My reaction to this is kind of… hard to pin down.
What that is is apparently a drone-launched, modified Hellfire missile with an inert warhead and “a halo of six long blades that are stowed inside and then deploy through the skin of the missile seconds before impact, shredding anything in its tracks,” to quote both the Wall Street Journal and Task and Purpose. The idea is to concentrate the sudden, violent death in a much smaller radius while still thoroughly killing the target, and if this report is true then this apparatus certainly seems to do that.
‘Antiseptic,’ however, this apparatus is not. I hesitate to call it a weapon because it’s like something out of a military-themed horror FPS. And let’s be honest; it’s an assassination tool. Not that I object to assassinating high-level terrorists and the odd dictator — quite the contrary! — but there’s just something clinical about this one. And maybe just a little bit hungry, too.
Does that sound superstitious? Probably. I still just wouldn’t spend a lot of time alone in a room with these things, and anthropomorphism be damned.
Moe Lane
I’m sure you remember Real Genius from the 80s with Val Kilmer? This is the kinetic version of what they’re trying to build in that movie.
Yeah, if John Carpenter had been the director. (I was reminded of that movie too.)
I dunno. To me, this sounds like something you deploy against targets that aren’t vulnerable to conventional weapons. Were the blades silver? Were they covered in runes? Perhaps the ‘inert’ warhead was a big payload of something astrally active.
That is a large part of the… issue? …I’m dealing with regarding this thing. The blades seem a bit overkill-y for a mundane target.
See, this was pleasantly bemusing before I had time to notice the sourcing was legit, and now I’m getting more unsettled the longer I spend pondering it. But I think I’ve about talked myself into the likelihood that it really is about what it’s claimed to be about (“a longstanding ‘left seat, right seat’ problem).
.
But.
.
It tweaks the brain in unpleasant ways. Gonna be a strong drink after dinner, tonight. And definitely no absinthe in it.
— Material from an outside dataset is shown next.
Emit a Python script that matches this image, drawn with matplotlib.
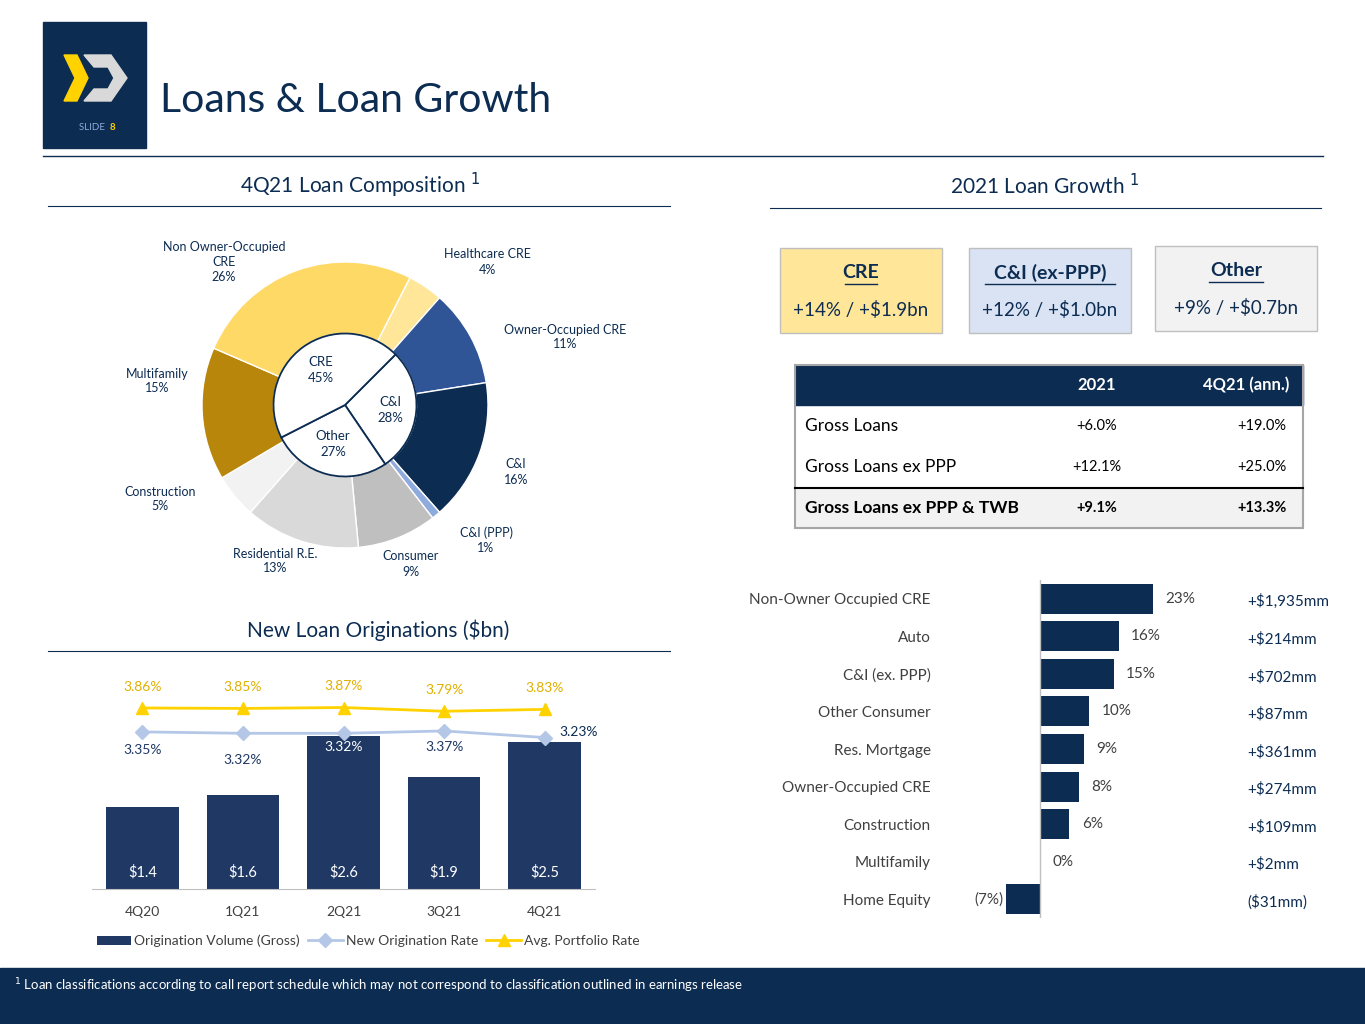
import matplotlib.pyplot as plt
from matplotlib.patches import Rectangle, Polygon
import numpy as np

plt.rcParams['font.family'] = ['Lato', 'DejaVu Sans']

NAVY = '#0c2c52'
W, H = 1365, 1024

# ---- data ----
outer_labels = ['Healthcare CRE', 'Owner-Occupied CRE', 'C&I', 'C&I (PPP)', 'Consumer',
                'Residential R.E.', 'Construction', 'Multifamily', 'Non Owner-Occupied\nCRE']
outer_vals = [4, 11, 16, 1, 9, 13, 5, 15, 26]
outer_cols = ['#ffe699', '#2f5597', '#0c2c52', '#8faadc', '#bfbfbf', '#d9d9d9', '#f2f2f2', '#b8860b', '#ffd966']
inner_labels = ['C&I', 'Other', 'CRE']
inner_vals = [28, 27, 45]

quarters = ['4Q20', '1Q21', '2Q21', '3Q21', '4Q21']
volume = [1.4, 1.6, 2.6, 1.9, 2.5]
new_rate = [3.35, 3.32, 3.32, 3.37, 3.23]
avg_rate = [3.86, 3.85, 3.87, 3.79, 3.83]

growth_cats = ['Non-Owner Occupied CRE', 'Auto', 'C&I (ex. PPP)', 'Other Consumer', 'Res. Mortgage',
               'Owner-Occupied CRE', 'Construction', 'Multifamily', 'Home Equity']
growth_pct = [23, 16, 15, 10, 9, 8, 6, 0, -7]
growth_amt = ['+$1,935mm', '+$214mm', '+$702mm', '+$87mm', '+$361mm', '+$274mm', '+$109mm', '+$2mm', '($31mm)']

table_rows = ['Gross Loans', 'Gross Loans ex PPP', 'Gross Loans ex PPP & TWB']
table_2021 = ['+6.0%', '+12.1%', '+9.1%']
table_4q = ['+19.0%', '+25.0%', '+13.3%']

fig = plt.figure(figsize=(13.65, 10.24), dpi=100)
bg = fig.add_axes([0, 0, 1, 1])
bg.set_xlim(0, W); bg.set_ylim(H, 0); bg.axis('off')


def axr(x0, y0, x1, y1):
    return fig.add_axes([x0 / W, 1 - y1 / H, (x1 - x0) / W, (y1 - y0) / H])


# ---- header ----
bg.add_patch(Rectangle((43, 22), 103, 126, color=NAVY))
bg.add_patch(Polygon([(64, 55), (77, 55), (88, 78), (77, 101), (64, 101), (75, 78)], color='#ffd200'))
bg.add_patch(Polygon([(84, 55), (111, 55), (127, 78), (111, 101), (84, 101), (94, 89), (108, 89),
                      (114, 78), (108, 67), (94, 67)], color='#d9d9d9'))
bg.text(93, 127, 'SLIDE ', color='#8faadc', fontsize=7, ha='center', va='center')
bg.text(110, 127, '8', color='#ffd200', fontsize=7, ha='left', va='center', fontweight='bold')
bg.text(160, 100, 'Loans & Loan Growth', color=NAVY, fontsize=29.5, va='center')
bg.plot([43, 1323], [156, 156], color=NAVY, lw=1)

# section headers
bg.text(360, 185, '4Q21 Loan Composition $^1$', color=NAVY, fontsize=15, ha='center', va='center')
bg.plot([48, 670], [206, 206], color=NAVY, lw=0.8)
bg.text(378, 630, 'New Loan Originations ($bn)', color=NAVY, fontsize=15, ha='center', va='center')
bg.plot([48, 670], [651, 651], color=NAVY, lw=0.8)
bg.text(1045, 186, '2021 Loan Growth $^1$', color=NAVY, fontsize=15, ha='center', va='center')
bg.plot([770, 1321], [208, 208], color=NAVY, lw=0.8)

# ---- donut ----
ax = axr(202, 262, 488, 548)
ax.pie(outer_vals, colors=outer_cols, startangle=63, counterclock=False, radius=1,
       wedgeprops=dict(width=0.5, edgecolor='white', linewidth=1))
ax.pie(inner_vals, colors=['white'] * 3, startangle=45, counterclock=False, radius=0.5,
       wedgeprops=dict(edgecolor=NAVY, linewidth=1.3))
ax.set_xlim(-1, 1); ax.set_ylim(-1, 1); ax.set_aspect('equal')
lab_pos = [(487, 262), (565, 337), (516, 472), (486, 540), (411, 564), (275, 561), (160, 499), (157, 381), (224, 262)]
for (x, y), l, v in zip(lab_pos, outer_labels, outer_vals):
    bg.text(x, y, f'{l}\n{v}%', color=NAVY, fontsize=9, ha='center', va='center', linespacing=1.3)
for (x, y), l, v in zip([(390, 410), (333, 444), (321, 370)], inner_labels, inner_vals):
    fig.text(x / W, 1 - y / H, f'{l}\n{v}%', color=NAVY, fontsize=9.5, ha='center', va='center',
             linespacing=1.3, zorder=10)

# ---- originations ----
ax = axr(92, 700, 595, 889)
xs = np.arange(len(quarters))
ax.bar(xs, volume, width=0.72, color='#1f3864', label='Origination Volume (Gross)')
ax.set_ylim(0, 189 / 58.8)
ax.set_xlim(-0.5, 4.5)
for s in ['top', 'right', 'left']:
    ax.spines[s].set_visible(False)
ax.spines['bottom'].set_color('#bfbfbf')
ax.set_yticks([])
ax.set_xticks(xs)
ax.set_xticklabels(quarters, fontsize=10, color='#404040')
ax.tick_params(axis='x', length=0, pad=12)
for x, v in zip(xs, volume):
    ax.text(x, 0.28, f'${v}', color='white', fontsize=10.5, ha='center', va='center')
ax2 = ax.twinx()
ax2.set_ylim(0, 4.03)
ax2.axis('off')
ax2.plot(xs, new_rate, color='#b4c7e7', marker='D', ms=7, lw=2, label='New Origination Rate')
ax2.plot(xs, avg_rate, color='#ffd200', marker='^', ms=8, lw=2, label='Avg. Portfolio Rate')
for x, r in zip(xs, avg_rate):
    ax2.text(x, r + 0.45, f'{r:.2f}%', color='#e0b000', fontsize=10, ha='center', va='center')
for x, r, dy in zip(xs[:4], new_rate[:4], [-0.38, -0.57, -0.3, -0.35]):
    ax2.text(x, r + dy, f'{r:.2f}%', color='#1f3864' if x != 2 else 'white', fontsize=10, ha='center', va='center')
ax2.text(4.15, 3.23 + 0.12, '3.23%', color=NAVY, fontsize=10, ha='left', va='center')
h1, l1 = ax.get_legend_handles_labels()
h2, l2 = ax2.get_legend_handles_labels()
bg.legend(h1 + h2, l1 + l2, loc='center', bbox_to_anchor=(368 / W, 1 - 941 / H), bbox_transform=fig.transFigure,
          ncol=3, frameon=False, fontsize=10, handlelength=2.5, columnspacing=0.6, handletextpad=0.2,
          labelcolor='#404040')

# ---- boxes ----
boxes = [((780, 248), '#ffe699', 'CRE', '+14% / +$1.9bn'),
         ((969, 248), '#dae3f3', 'C&I (ex-PPP)', '+12% / +$1.0bn'),
         ((1155, 246), '#f2f2f2', 'Other', '+9% / +$0.7bn')]
for (x, y), c, t, s in boxes:
    bg.add_patch(Rectangle((x, y), 162, 85, facecolor=c, edgecolor='#bfbfbf', lw=1))
    bg.text(x + 81, y + 25, t, color=NAVY, fontsize=14, fontweight='bold', ha='center', va='center')
    tw = len(t) * 5.4
    bg.plot([x + 81 - tw, x + 81 + tw], [y + 36, y + 36], color=NAVY, lw=1)
    bg.text(x + 81, y + 62, s, color=NAVY, fontsize=13.5, ha='center', va='center')

# ---- table ----
bg.add_patch(Rectangle((795, 365), 508, 40, color=NAVY))
bg.add_patch(Rectangle((795, 488), 508, 40, color='#f2f2f2'))
bg.add_patch(Rectangle((795, 365), 508, 163, facecolor='none', edgecolor='#a6a6a6', lw=1.5))
bg.plot([795, 1303], [488, 488], color='black', lw=1.5)
bg.text(1097, 385, '2021', color='white', fontsize=12, fontweight='bold', ha='center', va='center')
bg.text(1246, 385, '4Q21 (ann.)', color='white', fontsize=12, fontweight='bold', ha='center', va='center')
for i, (r, a, b) in enumerate(zip(table_rows, table_2021, table_4q)):
    y = 426 + i * 41
    fw = 'bold' if i == 2 else 'normal'
    bg.text(805, y, r, color='black', fontsize=12.5, fontweight=fw, va='center')
    bg.text(1097, y, a, color='black', fontsize=10.5, fontweight=fw, ha='center', va='center')
    bg.text(1262, y, b, color='black', fontsize=10.5, fontweight=fw, ha='center', va='center')

# ---- growth bars ----
ax = axr(1000, 580, 1160, 918)
ypos = np.arange(len(growth_cats))
ax.barh(ypos, growth_pct, height=0.8, color=NAVY)
ax.set_xlim(-40 / 4.91, 120 / 4.91)
ax.set_ylim(len(growth_cats) - 0.5, -0.5)
ax.axvline(0, color='#bfbfbf', lw=1)
for s in ax.spines.values():
    s.set_visible(False)
ax.set_xticks([])
ax.set_yticks(ypos)
ax.set_yticklabels(growth_cats, fontsize=11, color='#404040')
ax.tick_params(axis='y', length=0, pad=50)
for y, p, a in zip(ypos, growth_pct, growth_amt):
    txt = f'{p}%' if p >= 0 else f'({-p}%)'
    if p >= 0:
        ax.text(p + 2.5, y, txt, fontsize=11, color='#404040', ha='left', va='center')
    else:
        ax.text(p - 0.5, y, txt, fontsize=11, color='#404040', ha='right', va='center')
    ax.text(207 / 4.91, y + 0.08, a, fontsize=11, color=NAVY, ha='left', va='center', clip_on=False)

# ---- footer ----
bg.add_patch(Rectangle((0, 968), W, 56, color=NAVY))
bg.text(14, 986, '$^1$ Loan classifications according to call report schedule which may not correspond to classification outlined in earnings release',
        color='white', fontsize=9.5, va='center')

fig.savefig('out.png', dpi=100)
Not really. There’s no warhead, which means no explosion. And while an impact on the torso or head will kill someone, hitting elsewhere likely won’t (though the victim will probably lose a limb).
And then there’s always the possibility that you miss entirely and hit the seat right next to Mr. al-Masri, instead of the one that he’s sitting in.
The blades mean that you’ve got a bigger target area.
No. There is a warhead, it’s just not explosive. The blade just ensure it penetrate whatever protective package the target is sitting in, such as a car. The kinetic transfer of the it hitting anywhere near the target will ensure it get plastered.
You can think of it as a really big bullet.
Ooh, maybe there was Fae/Genie protection that the silver would negate!
I was about to make a joke about updating that ridiculous USA Today “possible modifications to AR-15” picture with this, but delightfully, someone’s already made that joke (although they didn’t actually make the edit, just incorporated it by reference.)
The teenage boy in my head is squeeing at the impractical and overcomplicated awesome.
And for some reason, wants to paint it fluorescent orange.
I was thinking hot pink, just to piss the mullahs off more.
To do that, you’d draw a pig’s snout on the front of it.